— Begin —

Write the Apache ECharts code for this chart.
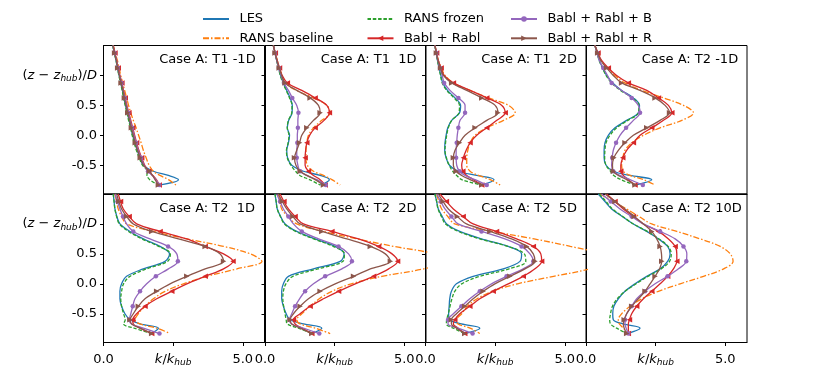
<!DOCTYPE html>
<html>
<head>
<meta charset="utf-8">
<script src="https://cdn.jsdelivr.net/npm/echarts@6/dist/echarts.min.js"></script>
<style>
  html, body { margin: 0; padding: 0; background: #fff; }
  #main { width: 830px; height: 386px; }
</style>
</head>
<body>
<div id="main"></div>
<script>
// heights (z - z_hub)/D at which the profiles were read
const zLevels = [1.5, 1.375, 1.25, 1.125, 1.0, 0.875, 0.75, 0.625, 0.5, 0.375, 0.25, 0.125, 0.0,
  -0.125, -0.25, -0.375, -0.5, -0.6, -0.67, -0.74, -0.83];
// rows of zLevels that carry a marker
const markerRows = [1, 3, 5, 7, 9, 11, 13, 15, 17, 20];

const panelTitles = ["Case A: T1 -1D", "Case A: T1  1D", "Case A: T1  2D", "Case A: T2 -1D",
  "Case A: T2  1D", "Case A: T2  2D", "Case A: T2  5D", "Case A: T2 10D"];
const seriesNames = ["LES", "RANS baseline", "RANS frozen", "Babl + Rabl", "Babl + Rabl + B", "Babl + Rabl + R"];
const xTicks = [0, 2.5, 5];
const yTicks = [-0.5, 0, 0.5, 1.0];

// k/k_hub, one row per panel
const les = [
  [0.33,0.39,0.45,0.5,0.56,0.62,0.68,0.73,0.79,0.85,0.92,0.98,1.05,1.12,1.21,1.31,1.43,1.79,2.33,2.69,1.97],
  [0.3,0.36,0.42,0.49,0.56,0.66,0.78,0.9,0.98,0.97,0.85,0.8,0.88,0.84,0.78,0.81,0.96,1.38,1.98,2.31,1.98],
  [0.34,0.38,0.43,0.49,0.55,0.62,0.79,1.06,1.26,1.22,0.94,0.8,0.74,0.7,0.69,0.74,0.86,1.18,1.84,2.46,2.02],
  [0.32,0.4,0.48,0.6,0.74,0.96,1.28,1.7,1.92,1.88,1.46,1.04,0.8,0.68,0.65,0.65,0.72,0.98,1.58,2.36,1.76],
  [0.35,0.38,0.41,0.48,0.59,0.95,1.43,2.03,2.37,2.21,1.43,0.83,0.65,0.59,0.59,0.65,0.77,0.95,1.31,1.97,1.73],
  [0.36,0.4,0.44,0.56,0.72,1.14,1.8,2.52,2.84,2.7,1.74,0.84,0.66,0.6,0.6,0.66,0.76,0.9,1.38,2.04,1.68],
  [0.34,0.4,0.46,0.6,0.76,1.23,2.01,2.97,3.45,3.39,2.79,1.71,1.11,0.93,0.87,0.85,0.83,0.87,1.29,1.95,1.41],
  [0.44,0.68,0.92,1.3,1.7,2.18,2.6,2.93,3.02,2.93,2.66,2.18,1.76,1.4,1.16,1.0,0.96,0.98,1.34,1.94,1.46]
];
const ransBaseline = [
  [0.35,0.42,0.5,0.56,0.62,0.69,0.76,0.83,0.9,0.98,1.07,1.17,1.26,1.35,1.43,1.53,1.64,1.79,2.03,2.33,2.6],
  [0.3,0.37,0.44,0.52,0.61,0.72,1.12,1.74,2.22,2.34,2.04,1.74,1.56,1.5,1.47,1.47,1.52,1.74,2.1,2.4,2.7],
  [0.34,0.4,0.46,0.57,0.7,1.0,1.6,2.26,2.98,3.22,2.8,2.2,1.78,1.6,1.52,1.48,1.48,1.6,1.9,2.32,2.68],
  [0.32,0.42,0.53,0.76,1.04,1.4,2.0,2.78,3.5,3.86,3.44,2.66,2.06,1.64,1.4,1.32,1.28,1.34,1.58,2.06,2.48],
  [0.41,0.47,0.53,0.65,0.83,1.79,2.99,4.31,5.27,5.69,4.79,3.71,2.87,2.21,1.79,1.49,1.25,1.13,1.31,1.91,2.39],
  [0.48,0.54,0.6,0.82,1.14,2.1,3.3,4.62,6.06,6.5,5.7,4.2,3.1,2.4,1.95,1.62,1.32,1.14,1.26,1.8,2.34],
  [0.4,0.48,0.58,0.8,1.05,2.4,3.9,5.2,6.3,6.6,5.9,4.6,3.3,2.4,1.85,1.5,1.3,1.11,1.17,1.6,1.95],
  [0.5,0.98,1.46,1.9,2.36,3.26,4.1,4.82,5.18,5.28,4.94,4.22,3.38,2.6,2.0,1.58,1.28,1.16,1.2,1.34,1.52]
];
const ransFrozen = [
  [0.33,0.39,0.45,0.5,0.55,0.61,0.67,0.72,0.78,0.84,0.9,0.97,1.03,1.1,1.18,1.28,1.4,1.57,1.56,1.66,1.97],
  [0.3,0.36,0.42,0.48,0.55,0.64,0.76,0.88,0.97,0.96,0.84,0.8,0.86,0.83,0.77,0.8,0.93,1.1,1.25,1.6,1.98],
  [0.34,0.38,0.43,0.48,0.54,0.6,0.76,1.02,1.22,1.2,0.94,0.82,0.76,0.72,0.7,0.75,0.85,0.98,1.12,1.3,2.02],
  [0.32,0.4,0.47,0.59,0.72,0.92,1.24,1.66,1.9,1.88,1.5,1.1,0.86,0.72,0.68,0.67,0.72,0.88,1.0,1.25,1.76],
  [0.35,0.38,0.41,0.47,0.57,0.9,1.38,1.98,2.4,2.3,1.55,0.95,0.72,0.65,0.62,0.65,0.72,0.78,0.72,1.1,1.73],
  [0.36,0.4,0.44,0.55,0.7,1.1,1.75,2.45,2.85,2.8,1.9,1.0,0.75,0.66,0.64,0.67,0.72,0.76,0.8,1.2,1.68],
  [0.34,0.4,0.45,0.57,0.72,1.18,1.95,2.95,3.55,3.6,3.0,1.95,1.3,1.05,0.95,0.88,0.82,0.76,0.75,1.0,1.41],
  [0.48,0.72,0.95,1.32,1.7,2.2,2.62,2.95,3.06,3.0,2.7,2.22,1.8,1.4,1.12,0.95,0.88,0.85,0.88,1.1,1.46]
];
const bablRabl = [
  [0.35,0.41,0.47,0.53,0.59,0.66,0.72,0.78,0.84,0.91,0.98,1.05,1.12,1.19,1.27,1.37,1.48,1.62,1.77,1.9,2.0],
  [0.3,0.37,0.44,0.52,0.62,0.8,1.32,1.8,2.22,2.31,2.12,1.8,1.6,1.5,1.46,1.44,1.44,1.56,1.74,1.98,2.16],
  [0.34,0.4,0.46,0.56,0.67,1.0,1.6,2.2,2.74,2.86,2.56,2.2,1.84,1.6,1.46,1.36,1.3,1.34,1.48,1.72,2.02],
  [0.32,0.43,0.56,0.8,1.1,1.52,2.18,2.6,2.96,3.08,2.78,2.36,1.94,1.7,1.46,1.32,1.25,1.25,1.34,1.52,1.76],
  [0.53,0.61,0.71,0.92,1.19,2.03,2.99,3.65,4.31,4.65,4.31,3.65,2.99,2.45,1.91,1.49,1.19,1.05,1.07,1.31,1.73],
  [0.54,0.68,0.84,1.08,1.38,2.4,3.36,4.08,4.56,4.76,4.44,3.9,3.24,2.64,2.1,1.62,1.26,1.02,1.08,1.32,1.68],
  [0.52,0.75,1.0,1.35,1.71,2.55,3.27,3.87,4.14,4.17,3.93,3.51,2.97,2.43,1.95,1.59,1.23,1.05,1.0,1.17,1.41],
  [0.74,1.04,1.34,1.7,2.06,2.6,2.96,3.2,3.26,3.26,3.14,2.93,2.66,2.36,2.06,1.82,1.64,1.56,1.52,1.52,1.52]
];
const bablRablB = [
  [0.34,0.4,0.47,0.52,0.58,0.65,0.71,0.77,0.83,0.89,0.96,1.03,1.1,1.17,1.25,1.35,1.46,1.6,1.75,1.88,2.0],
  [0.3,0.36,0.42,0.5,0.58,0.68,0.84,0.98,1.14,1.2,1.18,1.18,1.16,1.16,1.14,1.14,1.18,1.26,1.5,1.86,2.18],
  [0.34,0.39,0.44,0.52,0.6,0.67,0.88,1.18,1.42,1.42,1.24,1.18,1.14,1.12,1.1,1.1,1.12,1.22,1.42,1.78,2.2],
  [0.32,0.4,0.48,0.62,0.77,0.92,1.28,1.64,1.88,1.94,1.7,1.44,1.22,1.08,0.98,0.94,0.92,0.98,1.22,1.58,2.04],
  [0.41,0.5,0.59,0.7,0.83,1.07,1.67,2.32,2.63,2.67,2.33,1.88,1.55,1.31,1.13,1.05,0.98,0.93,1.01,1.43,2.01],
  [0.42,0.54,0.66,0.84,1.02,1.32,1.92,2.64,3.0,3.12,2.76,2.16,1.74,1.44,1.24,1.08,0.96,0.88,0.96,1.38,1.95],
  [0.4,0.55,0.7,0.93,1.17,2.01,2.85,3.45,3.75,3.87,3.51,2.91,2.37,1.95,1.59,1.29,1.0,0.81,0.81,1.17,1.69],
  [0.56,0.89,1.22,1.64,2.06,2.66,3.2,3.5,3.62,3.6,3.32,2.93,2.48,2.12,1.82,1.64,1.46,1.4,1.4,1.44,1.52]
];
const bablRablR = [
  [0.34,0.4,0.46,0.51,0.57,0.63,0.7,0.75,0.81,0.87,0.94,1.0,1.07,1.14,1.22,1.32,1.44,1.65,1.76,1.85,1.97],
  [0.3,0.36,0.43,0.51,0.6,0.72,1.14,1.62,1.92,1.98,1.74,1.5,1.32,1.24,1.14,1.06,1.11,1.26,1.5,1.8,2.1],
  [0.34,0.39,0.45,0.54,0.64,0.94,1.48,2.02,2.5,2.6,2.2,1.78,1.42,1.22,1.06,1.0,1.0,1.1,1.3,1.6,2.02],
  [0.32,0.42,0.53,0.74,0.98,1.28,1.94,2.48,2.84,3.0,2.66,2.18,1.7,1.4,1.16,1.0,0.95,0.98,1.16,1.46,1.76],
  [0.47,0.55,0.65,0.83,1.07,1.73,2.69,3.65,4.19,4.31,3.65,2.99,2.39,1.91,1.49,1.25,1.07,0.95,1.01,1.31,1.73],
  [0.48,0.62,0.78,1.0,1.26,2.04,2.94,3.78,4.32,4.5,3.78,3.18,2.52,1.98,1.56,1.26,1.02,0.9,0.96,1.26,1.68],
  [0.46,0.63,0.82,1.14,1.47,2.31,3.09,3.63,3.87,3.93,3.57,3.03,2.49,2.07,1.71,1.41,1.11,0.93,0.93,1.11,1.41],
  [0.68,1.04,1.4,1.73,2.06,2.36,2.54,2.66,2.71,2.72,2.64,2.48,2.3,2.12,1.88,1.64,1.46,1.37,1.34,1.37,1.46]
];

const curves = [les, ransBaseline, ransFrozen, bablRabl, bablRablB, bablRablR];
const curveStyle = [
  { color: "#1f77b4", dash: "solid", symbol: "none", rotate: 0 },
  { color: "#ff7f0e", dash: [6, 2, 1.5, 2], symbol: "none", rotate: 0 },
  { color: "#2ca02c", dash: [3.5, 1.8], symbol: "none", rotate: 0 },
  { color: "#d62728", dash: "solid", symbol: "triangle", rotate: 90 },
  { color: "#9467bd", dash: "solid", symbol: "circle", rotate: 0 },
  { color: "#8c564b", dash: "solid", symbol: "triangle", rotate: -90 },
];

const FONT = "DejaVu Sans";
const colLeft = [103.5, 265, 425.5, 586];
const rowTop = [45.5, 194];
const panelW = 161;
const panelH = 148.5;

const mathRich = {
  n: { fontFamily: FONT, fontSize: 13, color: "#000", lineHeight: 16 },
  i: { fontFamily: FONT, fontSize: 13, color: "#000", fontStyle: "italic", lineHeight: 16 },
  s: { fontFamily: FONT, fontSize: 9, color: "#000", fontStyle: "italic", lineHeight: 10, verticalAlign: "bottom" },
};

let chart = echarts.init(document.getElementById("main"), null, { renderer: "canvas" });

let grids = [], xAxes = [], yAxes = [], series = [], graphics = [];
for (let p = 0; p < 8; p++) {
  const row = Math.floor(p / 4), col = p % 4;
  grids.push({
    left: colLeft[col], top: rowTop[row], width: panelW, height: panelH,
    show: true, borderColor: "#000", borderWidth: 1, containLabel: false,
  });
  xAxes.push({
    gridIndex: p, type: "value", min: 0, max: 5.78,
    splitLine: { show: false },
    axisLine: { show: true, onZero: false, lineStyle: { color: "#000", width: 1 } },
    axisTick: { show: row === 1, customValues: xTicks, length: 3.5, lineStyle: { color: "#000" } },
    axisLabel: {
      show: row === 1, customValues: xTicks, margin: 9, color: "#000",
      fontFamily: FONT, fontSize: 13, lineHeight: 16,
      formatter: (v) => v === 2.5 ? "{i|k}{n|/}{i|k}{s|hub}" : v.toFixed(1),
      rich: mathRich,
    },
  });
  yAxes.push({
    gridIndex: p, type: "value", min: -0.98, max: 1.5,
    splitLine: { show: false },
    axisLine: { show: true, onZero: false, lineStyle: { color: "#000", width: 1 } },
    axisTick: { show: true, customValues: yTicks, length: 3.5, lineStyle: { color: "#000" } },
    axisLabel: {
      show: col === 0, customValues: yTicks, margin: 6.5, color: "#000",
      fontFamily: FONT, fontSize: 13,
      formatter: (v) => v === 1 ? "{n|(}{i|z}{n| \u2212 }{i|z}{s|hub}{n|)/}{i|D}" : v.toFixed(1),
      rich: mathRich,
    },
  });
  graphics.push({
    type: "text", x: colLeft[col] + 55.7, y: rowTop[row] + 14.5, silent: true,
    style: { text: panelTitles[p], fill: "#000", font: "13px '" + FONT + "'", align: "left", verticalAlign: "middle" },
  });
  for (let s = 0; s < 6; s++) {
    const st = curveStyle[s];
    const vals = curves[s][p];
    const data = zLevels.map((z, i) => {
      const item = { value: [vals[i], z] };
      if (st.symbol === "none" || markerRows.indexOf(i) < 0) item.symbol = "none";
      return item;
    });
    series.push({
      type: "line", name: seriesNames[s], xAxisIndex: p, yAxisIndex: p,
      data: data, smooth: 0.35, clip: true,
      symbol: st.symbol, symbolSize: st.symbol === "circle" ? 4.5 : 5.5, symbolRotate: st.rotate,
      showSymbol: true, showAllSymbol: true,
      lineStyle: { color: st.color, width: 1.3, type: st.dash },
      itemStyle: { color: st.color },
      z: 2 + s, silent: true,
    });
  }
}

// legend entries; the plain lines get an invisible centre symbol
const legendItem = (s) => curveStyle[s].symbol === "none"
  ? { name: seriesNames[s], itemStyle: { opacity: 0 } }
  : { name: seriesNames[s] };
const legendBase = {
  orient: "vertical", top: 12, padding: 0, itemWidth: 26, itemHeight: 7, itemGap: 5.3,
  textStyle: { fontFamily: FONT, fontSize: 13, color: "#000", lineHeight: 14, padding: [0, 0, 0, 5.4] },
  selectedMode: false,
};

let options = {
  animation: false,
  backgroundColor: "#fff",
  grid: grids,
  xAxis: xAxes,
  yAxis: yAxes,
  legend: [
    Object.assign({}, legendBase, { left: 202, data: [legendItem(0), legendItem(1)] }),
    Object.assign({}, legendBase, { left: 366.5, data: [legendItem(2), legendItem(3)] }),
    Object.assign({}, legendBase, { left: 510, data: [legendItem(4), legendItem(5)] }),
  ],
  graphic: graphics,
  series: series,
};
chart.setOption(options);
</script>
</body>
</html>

— End —

Stated exercise: Write out nothing but the lines from the start of the data through the line with "const yTicks = [-0.5, 0, 0.5, 1.0];". Leave out the pictures.

Output for this task:
Write the Apache ECharts code for this chart.
<!DOCTYPE html>
<html>
<head>
<meta charset="utf-8">
<script src="https://cdn.jsdelivr.net/npm/echarts@6/dist/echarts.min.js"></script>
<style>
  html, body { margin: 0; padding: 0; background: #fff; }
  #main { width: 830px; height: 386px; }
</style>
</head>
<body>
<div id="main"></div>
<script>
// heights (z - z_hub)/D at which the profiles were read
const zLevels = [1.5, 1.375, 1.25, 1.125, 1.0, 0.875, 0.75, 0.625, 0.5, 0.375, 0.25, 0.125, 0.0,
  -0.125, -0.25, -0.375, -0.5, -0.6, -0.67, -0.74, -0.83];
// rows of zLevels that carry a marker
const markerRows = [1, 3, 5, 7, 9, 11, 13, 15, 17, 20];

const panelTitles = ["Case A: T1 -1D", "Case A: T1  1D", "Case A: T1  2D", "Case A: T2 -1D",
  "Case A: T2  1D", "Case A: T2  2D", "Case A: T2  5D", "Case A: T2 10D"];
const seriesNames = ["LES", "RANS baseline", "RANS frozen", "Babl + Rabl", "Babl + Rabl + B", "Babl + Rabl + R"];
const xTicks = [0, 2.5, 5];
const yTicks = [-0.5, 0, 0.5, 1.0];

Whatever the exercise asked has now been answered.